The next two articles in this issue focus on questions of AfR, peacebuilding, and regeneration through specific case-studies. Taking as its example the Theatre and Peacebuilding Academy programme (2018–2020), which was funded through the EU Peace IV Programme, David Grant’s article reflects on the tension between meeting the funder’s expectation that this project would conform to “pre-determined expected outcomes” and the reality of what happens on the ground as a production, involving a wide range of participants, responds to circumstances both within and beyond the performance space. Grant questions the efficacy of too narrowly defined or formulaic AfR funding criteria that fail to take into the account not only the vicissitudes of any collaborative creative process but also the new, unexpected peacebuilding possibilities they can discover. Continuing the issue’s focus on the performing arts, Eleanor Lybeck’s article then examines the role played by social circus in conflict transformation, particularly the Belfast Community Circus School (BCCS), Belfast’s annual Festival of Fools, and the more recent incarnation of BCCS as Circusful. Drawing on a range of policy documents, interviews, and evaluation data, as well as critical perspectives (especially, the work of the performance theorist and cultural activist, Alan Read), Lybeck traces how the social aims and peacebuilding impact of BCCS has been affected by wider changes in Northern Ireland over the last forty years, changes that have culminated in the advent of Circusful in 2021.

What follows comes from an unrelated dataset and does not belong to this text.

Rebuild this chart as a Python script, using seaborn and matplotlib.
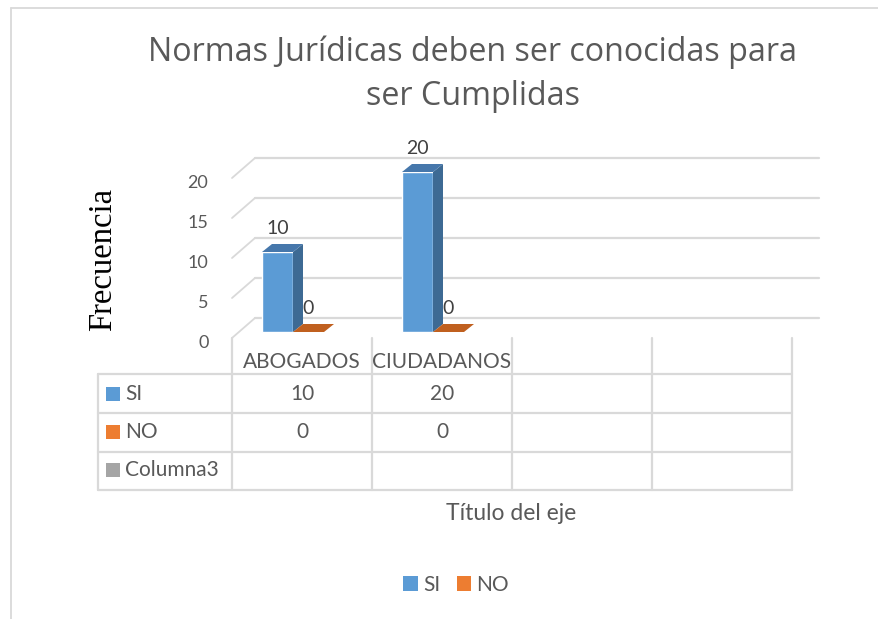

In the closing article from this special issue, Des O’Rawe and Mark Phelan take a comparative look at questions of testimony, representation, and reconciliation within the context of Northern Ireland’s contemporary screen and theatre cultures. Focusing on recent BBC/Northern Ireland Screen-funded documentaries concerning the legacies of the conflict (for example, Lost Lives, or Troubles: The Life After) as well as AfR theatre projects (Theatre of Witness, for example) and specific productions (Owen McCafferty’s Quietly), the article argues that despite their very different funding, exhibition, and reception contexts, such examples highlight the dangers of assuming that the arts can make up for shortfalls in political communication elsewhere, or that they should ever be funded because in and of themselves they can adequately address the rights of victims and survivors. This assessment reiterates a theme running through the special issue; namely, the need to continue interrogating the relationship between the arts and peacebuilding, clarifying what we understand by AfR, and ensuring that in funding the arts for socio-political ends, we do not forget why they exist in the first place.